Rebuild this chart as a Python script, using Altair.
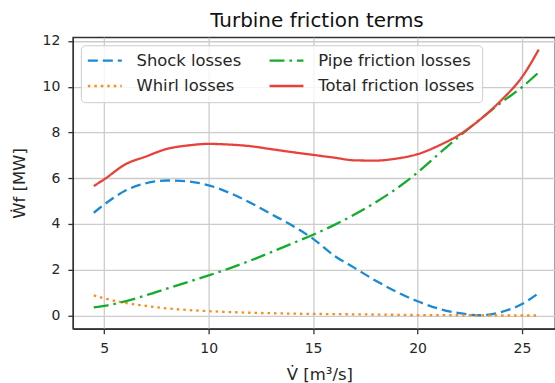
import altair as alt
import pandas as pd

flow = [4.5, 5, 6, 7, 8, 9, 10, 11, 12, 13, 14, 15, 16, 17, 18, 19, 20, 21, 22, 23, 24, 25, 25.8]
shock = [4.49, 4.85, 5.45, 5.78, 5.9, 5.86, 5.69, 5.36, 4.93, 4.43, 3.93, 3.35, 2.62, 2.07, 1.52, 1.03, 0.62, 0.3, 0.1, 0.01, 0.15, 0.5, 0.98]
whirl = [0.88, 0.75, 0.55, 0.42, 0.31, 0.24, 0.19, 0.15, 0.12, 0.1, 0.08, 0.07, 0.06, 0.05, 0.04, 0.03, 0.02, 0.02, 0.01, 0.01, 0.0, 0.0, 0.0]
pipe = [0.35, 0.42, 0.62, 0.88, 1.17, 1.46, 1.75, 2.06, 2.4, 2.77, 3.15, 3.53, 3.95, 4.42, 4.95, 5.55, 6.25, 7.05, 7.83, 8.58, 9.3, 9.98, 10.63]
total = [5.66, 5.95, 6.6, 6.95, 7.28, 7.43, 7.5, 7.47, 7.4, 7.27, 7.14, 7.02, 6.9, 6.78, 6.77, 6.86, 7.05, 7.42, 7.9, 8.57, 9.4, 10.42, 11.62]

names = ["Shock losses", "Whirl losses", "Pipe friction losses", "Total friction losses"]
legend_order = ["Shock losses", "Whirl losses", "Pipe friction losses", "Total friction losses"]
colors = ["#1a8ad4", "#ff8c1a", "#12ad2b", "#e8403a"]
dashes = [[10, 5], [2.5, 4], [15, 5, 2.5, 5], [1, 0]]

rows = []
for name, vals in zip(names, [shock, whirl, pipe, total]):
    for xv, yv in zip(flow, vals):
        rows.append({"flow": xv, "power": yv, "series": name})
df = pd.DataFrame(rows)

FONT = "DejaVu Sans"

legend = alt.Legend(
    title=None, orient="none", legendX=8, legendY=8, columns=2,
    symbolType="M-4,0H4", symbolSize=72.25, symbolStrokeWidth=2.3, symbolOffset=8.8,
    labelFontSize=16.4, labelFont=FONT, labelColor="#262626", labelOffset=23.6,
    columnPadding=23, rowPadding=8.6, padding=7,
    fillColor="rgba(255,255,255,0.8)", strokeColor="#cccccc", cornerRadius=4,
    labelLimit=300,
)

chart = alt.Chart(df).mark_line(strokeWidth=2.3, interpolate="monotone").encode(
    x=alt.X("flow:Q",
            scale=alt.Scale(domain=[3.5, 26.58], nice=False, zero=False),
            axis=alt.Axis(values=[5, 10, 15, 20, 25], title="V̇ [m³/s]",
                          titleX=247, titleY=51, titleBaseline="alphabetic")),
    y=alt.Y("power:Q",
            scale=alt.Scale(domain=[-0.58, 12.16], nice=False, zero=False),
            axis=alt.Axis(values=[0, 2, 4, 6, 8, 10, 12], title="Ẇf [MW]",
                          titleX=-53, titleY=146, titleAngle=-90,
                          titleBaseline="middle", titleAlign="center")),
    color=alt.Color("series:N", scale=alt.Scale(domain=legend_order, range=colors),
                    sort=legend_order, legend=legend),
    strokeDash=alt.StrokeDash("series:N", scale=alt.Scale(domain=legend_order, range=dashes),
                              sort=legend_order, legend=legend),
).properties(
    width=483, height=292,
    title=alt.Title("Turbine friction terms", fontSize=20, font=FONT, fontWeight="normal",
                    color="#111111", dx=3, offset=3),
    autosize="none",
    padding={"left": 73, "top": 37, "right": 0, "bottom": 54},
).configure_view(
    stroke="#333333", strokeWidth=1.3,
).configure_axis(
    labelFont=FONT, labelFontSize=14, labelColor="#262626",
    titleFont=FONT, titleFontSize=16.5, titleFontWeight="normal", titleColor="#262626",
    gridColor="#cccccc", gridWidth=1.3,
    domainColor="#333333", domainWidth=1.3,
    tickColor="#333333", tickSize=5, tickWidth=1.3, labelPadding=8,
)

chart.save("out.html", embed_options={"renderer": "svg", "actions": False})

• [Set task]: Give again exactly the lines running from the beginning of the material above through the line that contains "2.5, 5], [1, 0]]", and leave out every picture.

• [In response]:
Rebuild this chart as a Python script, using Altair.
import altair as alt
import pandas as pd

flow = [4.5, 5, 6, 7, 8, 9, 10, 11, 12, 13, 14, 15, 16, 17, 18, 19, 20, 21, 22, 23, 24, 25, 25.8]
shock = [4.49, 4.85, 5.45, 5.78, 5.9, 5.86, 5.69, 5.36, 4.93, 4.43, 3.93, 3.35, 2.62, 2.07, 1.52, 1.03, 0.62, 0.3, 0.1, 0.01, 0.15, 0.5, 0.98]
whirl = [0.88, 0.75, 0.55, 0.42, 0.31, 0.24, 0.19, 0.15, 0.12, 0.1, 0.08, 0.07, 0.06, 0.05, 0.04, 0.03, 0.02, 0.02, 0.01, 0.01, 0.0, 0.0, 0.0]
pipe = [0.35, 0.42, 0.62, 0.88, 1.17, 1.46, 1.75, 2.06, 2.4, 2.77, 3.15, 3.53, 3.95, 4.42, 4.95, 5.55, 6.25, 7.05, 7.83, 8.58, 9.3, 9.98, 10.63]
total = [5.66, 5.95, 6.6, 6.95, 7.28, 7.43, 7.5, 7.47, 7.4, 7.27, 7.14, 7.02, 6.9, 6.78, 6.77, 6.86, 7.05, 7.42, 7.9, 8.57, 9.4, 10.42, 11.62]

names = ["Shock losses", "Whirl losses", "Pipe friction losses", "Total friction losses"]
legend_order = ["Shock losses", "Whirl losses", "Pipe friction losses", "Total friction losses"]
colors = ["#1a8ad4", "#ff8c1a", "#12ad2b", "#e8403a"]
dashes = [[10, 5], [2.5, 4], [15, 5, 2.5, 5], [1, 0]]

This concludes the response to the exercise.